[Start Material for this exercise]
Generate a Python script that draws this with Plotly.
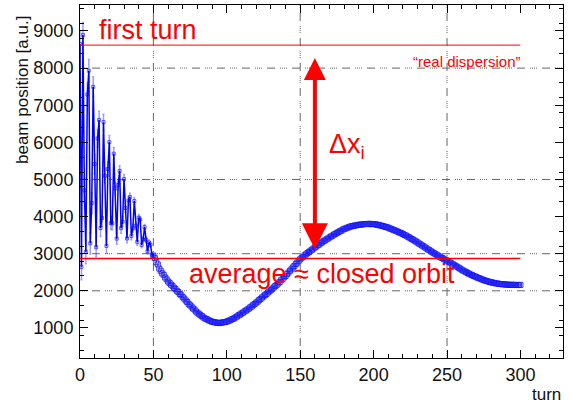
import plotly.graph_objects as go

# ---------------- data ----------------
turns = list(range(301))

pos_early = [8650, 2645, 8890, 4705, 3052, 7290, 7930, 3280, 4364, 7495,
             5415, 3174, 6105, 6602, 3691, 3960, 6544, 5099, 3210, 5282,
             6005, 3824, 3818, 5695, 4758, 3406, 4854, 5231, 3689, 3862,
             5010, 4233, 3410, 4432, 4525, 3475, 3684, 4420, 3758, 3318,
             3970, 3920, 3237, 3387, 3714, 3378, 3064, 3302, 3242, 2976]
err_early = [350, 350, 340, 330, 320, 310, 300, 290, 280, 270,
             260, 250, 240, 235, 230, 220, 210, 200, 195, 190,
             180, 175, 170, 165, 160, 150, 145, 140, 135, 130,
             125, 120, 115, 110, 105, 100, 100, 95, 90, 90,
             85, 85, 80, 80, 75, 75, 70, 70, 65, 65]

pos_late = [2950,
            2880, 2770, 2710, 2600, 2540, 2470, 2430, 2360, 2310, 2250,
            2215, 2165, 2135, 2085, 2050, 2000, 1965, 1915, 1880, 1830,
            1790, 1740, 1700, 1650, 1610, 1575, 1525, 1495, 1445, 1410,
            1380, 1345, 1320, 1285, 1260, 1240, 1225, 1200, 1185, 1165,
            1160, 1150, 1140, 1140, 1130, 1140, 1145, 1155, 1160, 1170,
            1190, 1200, 1225, 1240, 1260, 1285, 1310, 1340, 1360, 1390,
            1410, 1445, 1465, 1495, 1520, 1555, 1580, 1620, 1645, 1680,
            1710, 1750, 1780, 1820, 1850, 1885, 1915, 1955, 1985, 2020,
            2055, 2090, 2130, 2160, 2200, 2235, 2285, 2315, 2365, 2400,
            2450, 2490, 2540, 2580, 2630, 2670, 2720, 2760, 2810, 2850,
            2890, 2915, 2955, 2985, 3020, 3045, 3080, 3105, 3140, 3170,
            3195, 3230, 3250, 3285, 3310, 3340, 3360, 3390, 3410, 3440,
            3465, 3485, 3515, 3535, 3560, 3580, 3605, 3620, 3650, 3670,
            3680, 3700, 3710, 3730, 3740, 3745, 3760, 3760, 3775, 3780,
            3780, 3790, 3790, 3800, 3800, 3805, 3795, 3805, 3795, 3800,
            3795, 3780, 3780, 3765, 3760, 3745, 3740, 3720, 3715, 3700,
            3680, 3670, 3650, 3635, 3620, 3600, 3585, 3565, 3550, 3530,
            3505, 3490, 3465, 3445, 3420, 3395, 3375, 3350, 3325, 3300,
            3270, 3250, 3220, 3200, 3170, 3145, 3115, 3095, 3065, 3040,
            3015, 2995, 2970, 2945, 2920, 2895, 2880, 2850, 2835, 2810,
            2785, 2765, 2740, 2715, 2690, 2665, 2645, 2620, 2595, 2570,
            2545, 2525, 2505, 2480, 2460, 2440, 2425, 2400, 2390, 2370,
            2350, 2340, 2320, 2305, 2290, 2275, 2265, 2250, 2240, 2230,
            2220, 2215, 2200, 2200, 2190, 2185, 2180, 2175, 2175, 2170,
            2165, 2165, 2160, 2165, 2160, 2160, 2155, 2160, 2155, 2160]
err_late = 40

first_turn_level = 8617
average_level = 2870
line_end_turn = 300
arrow_turn = 160
arrow_top = 8270
arrow_bottom = 3080
vgrid_turns = [50, 150, 250]
hgrid_levels = [8000, 5000, 3000, 2000]

# ---------------- figure ----------------
FONT = "Liberation Sans, Arial, sans-serif"
BLUE = "#0000ff"
RED = "#ff0000"

fig = go.Figure()

fig.add_trace(go.Scatter(
    x=turns[:51], y=pos_early + pos_late[:1],
    mode="lines+markers",
    line=dict(color=BLUE, width=1.5),
    marker=dict(symbol="square-open", size=3, color="rgba(0,0,255,0.6)", line=dict(width=1)),
    error_y=dict(type="data", array=err_early + [err_late], color="rgba(60,60,255,0.5)",
                 thickness=1.5, width=1),
    showlegend=False, hoverinfo="skip",
))
fig.add_trace(go.Scatter(
    x=turns[50:], y=pos_late,
    mode="markers",
    marker=dict(symbol="square-open", size=5, color="rgba(20,20,255,0.85)", line=dict(width=1)),
    error_y=dict(type="constant", value=err_late, color="rgba(0,0,60,0.7)",
                 thickness=1, width=0),
    showlegend=False, hoverinfo="skip",
))

grid_dash = "1px,1px,1px,1px,1px,1px,1px,5px,8px,5px"
shapes = []
for t in vgrid_turns:
    shapes.append(dict(type="line", xref="x", yref="paper", x0=t, x1=t, y0=0, y1=1,
                       line=dict(color="#666666", width=1, dash=grid_dash), layer="below"))
for v in hgrid_levels:
    shapes.append(dict(type="line", xref="paper", yref="y", x0=0, x1=1, y0=v, y1=v,
                       line=dict(color="#666666", width=1, dash=grid_dash), layer="below"))
shapes.append(dict(type="line", xref="x", yref="y", x0=0, x1=line_end_turn,
                   y0=first_turn_level, y1=first_turn_level,
                   line=dict(color="rgba(255,0,0,0.8)", width=1.2)))
shapes.append(dict(type="line", xref="x", yref="y", x0=0, x1=line_end_turn,
                   y0=average_level, y1=average_level,
                   line=dict(color=RED, width=1.5)))

PW, PH = 483, 353
annotations = [
    dict(x=11.5, y=9030, xref="x", yref="y", text="first turn", showarrow=False,
         xanchor="left", yanchor="middle", font=dict(family=FONT, size=27, color=RED)),
    dict(x=73, y=2450, xref="x", yref="y", text="average ≈ closed orbit", showarrow=False,
         xanchor="left", yanchor="middle", font=dict(family=FONT, size=27, color=RED)),
    dict(x=168, y=5900, xref="x", yref="y", text="Δx<sub>i</sub>", showarrow=False,
         xanchor="left", yanchor="middle", font=dict(family=FONT, size=27, color=RED)),
    dict(x=301.5, y=8190, xref="x", yref="y", text="“real dispersion”", showarrow=False,
         xanchor="right", yanchor="middle", font=dict(family=FONT, size=15, color=RED)),
    # double-headed arrow
    dict(x=arrow_turn, y=arrow_top, ax=arrow_turn, ay=arrow_bottom,
         xref="x", yref="y", axref="x", ayref="y", text="", showarrow=True,
         arrowhead=2, startarrowhead=2, arrowside="end+start",
         arrowsize=1.1, startarrowsize=1.3, arrowwidth=4, arrowcolor=RED),
    # axis titles
    dict(x=(22 - 80) / PW, y=1 - 9 / PH, xref="paper", yref="paper",
         text="beam position [a.u.]", textangle=-90, showarrow=False,
         xanchor="center", yanchor="top", font=dict(family=FONT, size=17, color="#111111")),
    dict(x=1.0, y=-36 / PH, xref="paper", yref="paper", text="turn", showarrow=False,
         xanchor="right", yanchor="middle", font=dict(family=FONT, size=17, color="#111111")),
]

axis_common = dict(
    showline=True, linecolor="black", linewidth=1, mirror="ticks",
    ticks="inside", ticklen=8, tickcolor="black", tickwidth=1,
    showgrid=False, zeroline=False, automargin=False,
    tickfont=dict(family=FONT, size=18, color="#111111"),
)

fig.update_xaxes(range=[0, 329], dtick=50, tick0=0,
                 minor=dict(dtick=10, ticks="inside", ticklen=4, tickcolor="black", showgrid=False),
                 **axis_common)
fig.update_yaxes(range=[190, 9700], dtick=1000, tick0=0,
                 minor=dict(dtick=400, tick0=0, ticks="inside", ticklen=4, tickcolor="black", showgrid=False),
                 ticklabelstandoff=2,
                 **axis_common)

fig.update_layout(
    width=569, height=406,
    margin=dict(l=80, r=6, t=5, b=48, autoexpand=False),
    paper_bgcolor="white", plot_bgcolor="white",
    shapes=shapes, annotations=annotations,
    font=dict(family=FONT),
)

fig.write_html("out.html", config={"displayModeBar": False},
               post_script="document.body.style.margin='0';document.body.style.padding='0';")
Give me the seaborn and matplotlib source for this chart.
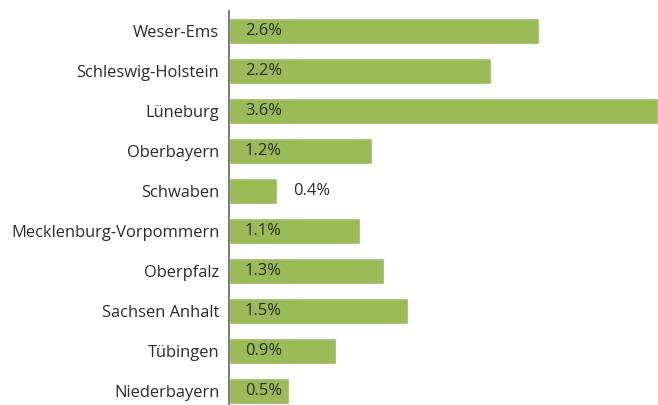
import matplotlib
matplotlib.use('Agg')
import matplotlib.pyplot as plt
import seaborn as sns
import pandas as pd

regions = ['Weser-Ems', 'Schleswig-Holstein', 'Lüneburg', 'Oberbayern', 'Schwaben',
	'Mecklenburg-Vorpommern', 'Oberpfalz', 'Sachsen Anhalt', 'Tübingen', 'Niederbayern']
values = [2.6, 2.2, 3.6, 1.2, 0.4, 1.1, 1.3, 1.5, 0.9, 0.5]

sns.set_style('white')
plt.rcParams['font.family'] = ['Open Sans', 'DejaVu Sans']

textColor = '#2b2b2b'
barColor = '#9bbb59'
fontSize = 11.9

df = pd.DataFrame({'region': regions, 'value': values})

fig = plt.figure(figsize=(6.58, 4.05), dpi=100)
ax = fig.add_axes([229/658, 0, 429/658, 394/405])

sns.barplot(data=df, x='value', y='region', orient='h', color=barColor,
	width=0.65, saturation=1, ax=ax)

ax.set_xlim(0, 3.6)
ax.set_ylim(9.35, -0.5)
ax.set_xlabel('')
ax.set_ylabel('')
ax.set_xticks([])
ax.tick_params(axis='y', length=0, pad=7, labelsize=fontSize, labelcolor=textColor)

for side in ['top', 'right', 'bottom']:
	ax.spines[side].set_visible(False)
ax.spines['left'].set_color('#7f7f7f')
ax.spines['left'].set_linewidth(1.5)

# value labels: inside near the base, outside when the bar is too short
pxPerUnit = 429 / 3.6
for idx, val in enumerate(values):
	label = f'{val:.1f}%'
	if val * pxPerUnit < 55:
		ax.annotate(label, (val, idx), xytext=(16, 0), textcoords='offset pixels',
			va='center', ha='left', fontsize=fontSize, color=textColor)
	else:
		ax.annotate(label, (0, idx), xytext=(16, 0), textcoords='offset pixels',
			va='center', ha='left', fontsize=fontSize, color=textColor)

fig.savefig('out.png', dpi=100)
[End Material for this exercise]
• What needs to be done: Please take the lines from the beginning of the data above through the line holding "85, 85, 80, 80, 75, 75, 70, 70, 65, 65]" and transcribe them exactly, without any pictures.

• Answer to the exercise:
Generate a Python script that draws this with Plotly.
import plotly.graph_objects as go

# ---------------- data ----------------
turns = list(range(301))

pos_early = [8650, 2645, 8890, 4705, 3052, 7290, 7930, 3280, 4364, 7495,
             5415, 3174, 6105, 6602, 3691, 3960, 6544, 5099, 3210, 5282,
             6005, 3824, 3818, 5695, 4758, 3406, 4854, 5231, 3689, 3862,
             5010, 4233, 3410, 4432, 4525, 3475, 3684, 4420, 3758, 3318,
             3970, 3920, 3237, 3387, 3714, 3378, 3064, 3302, 3242, 2976]
err_early = [350, 350, 340, 330, 320, 310, 300, 290, 280, 270,
             260, 250, 240, 235, 230, 220, 210, 200, 195, 190,
             180, 175, 170, 165, 160, 150, 145, 140, 135, 130,
             125, 120, 115, 110, 105, 100, 100, 95, 90, 90,
             85, 85, 80, 80, 75, 75, 70, 70, 65, 65]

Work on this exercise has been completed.